15 minutes: Hold onto your hats, ladies and gentlemen—Ryan is through on goal! It’s one-on-one with the keeper. This is it. This is the moment we’ll tell our grandkids about! And… oh, no. He flubs it! He’s missed! It’s like getting stood up on prom night. So close… yet so far.
20 minutes: Disaster strikes. Jon is down, folks. He’s down like a man who just got a free flu shot at Walgreens. In comes Sebi, heroically running onto the pitch like a knight in polyester armor.
24 minutes: Maksym! He’s through on goal, all alone! This is his time to shine! He shoots… and misses! Wide! WIDER THAN MY UNCLE’S BELLY AFTER THANKSGIVING DINNER! Oh, the humanity!
Shamrock is in control, but you wouldn’t know it by their passing. Passes are going astray like paper airplanes in a hurricane, and their body language says it all: “Why are we like this?”
30 minutes: Alberto, calm and collected, floats in a cross. Jomy’s there! He controls it with the grace of a seasoned tango dancer… but wait, a defender clears!
33 minutes: Mikie gets it, chests it down like he's auditioning for a superhero movie, and passes to Ryan! Ryan shoots… but the keeper says, “NO, SIR!” What a save!
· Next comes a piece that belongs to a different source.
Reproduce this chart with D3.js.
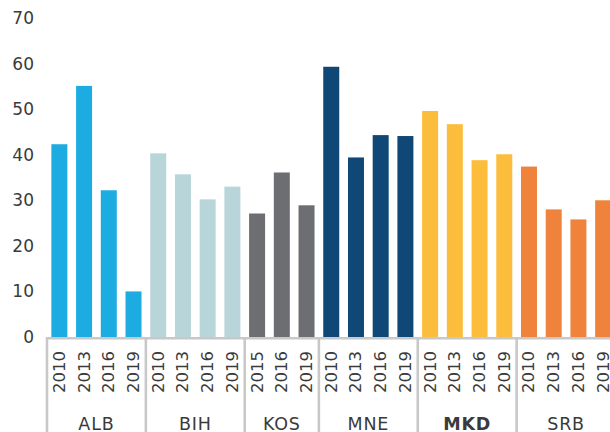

But hold on, we’re not done yet! Darren plays a sumptuous through ball to Mikie—SUUUMPTUOUS! Mikie gets blocked, the ball falls to Ryan… and the keeper collapses on him like a fainting goat! It’s a comedy of errors! The ref has no choice—PENALTY! Darren steps up, takes the penalty, and CLANG! It hits the post, but it’s in! 2-0 to Shamrock!
I don't know about you, but I think I just aged five years watching that.
HALF TIME: The oranges have never tasted so sweet for Shamrock.
Now, onto the second half!
Shamrock is back on the front foot, passing the ball around like they’re conducting a symphony. They’ve got the strings, the brass, the woodwinds… it’s all coming together.
43rd minute: Some delightful build-up play. Maksym’s shot takes a deflection—oh, the suspense!—and it falls to Ryan! He hits it first time across the keeper! It’s in! It’s beautiful! It’s 3-0! I need a towel—this is too much excitement.
45th minute: Hold the phones, people. Shamrock is playing like they're on fire! Maksym with the interception on halfway, plays himself in—what a confident guy—and squares it for Ryan, who can’t reach. But no worries, Maksym’s back! He bundles it in like a man tackling a sandwich! 4-0 Shamrock! This game’s getting wild, and I love it.
50th minute: Substitution! Ryan steps off for Hugo. Let’s see what the new guy’s got. Oh! He’s almost through right away, but the ball’s just a little too long! Happens to the best of us, Hugo. Happens to the best of us.
54th minute: A big, curling pass—ooooh baby—finds Jomy. He cuts inside like a chef slicing onions, shoots, and it’s parried! Maksym crosses… and there’s nobody there! It’s like he invited all his friends to a party and no one showed up.
58th minute: Maksym! He’s had enough of this nonsense! He takes a shot from 40 yards out—AND IT’S IN! ARE YOU KIDDING ME?! Maksym has just scored from 40 yards! Someone get me a thesaurus, because I’m running out of adjectives here! 5-0 to Shamrock! They’ll be talking about that one in pubs for years.
61st minute: Ryan’s cross is inch-perfect, right onto Hugo’s noggin. Hugo… JUST WIDE! This game is like a thriller novel—so many near misses, so much drama!
67th minute: Maksym plays it right to Ryan, and Ryan finishes! But wait! The flag’s up! He’s OFFSIDE! The ref just hit us with the football equivalent of a plot twist. Heartbreak City.
68th minute: Oh, hello KuMA! They finally show up! A big long ball forward, a cool finish past the keeper—BOOM! 5-1!
We’re nearing the end now. Hugo, with another chance after a lovely pass, tries to chip the keeper like he’s making nachos, but no dice—it sails past the post. Almost too much finesse, Hugo!
77th minute: Shamrock is cruising now. Total control. They’ve got this game wrapped up in a pretty little bow. Ryan, though? He’s still got some magic left. Beautiful play from the left, he’s around the keeper, and… OH MY WORD, HE HITS THE BAR! You couldn’t write this!
And that, folks, is all she wrote. Shamrock wins, 5-1! What a game. What a night. What a time to be alive! Stay classy out there, people!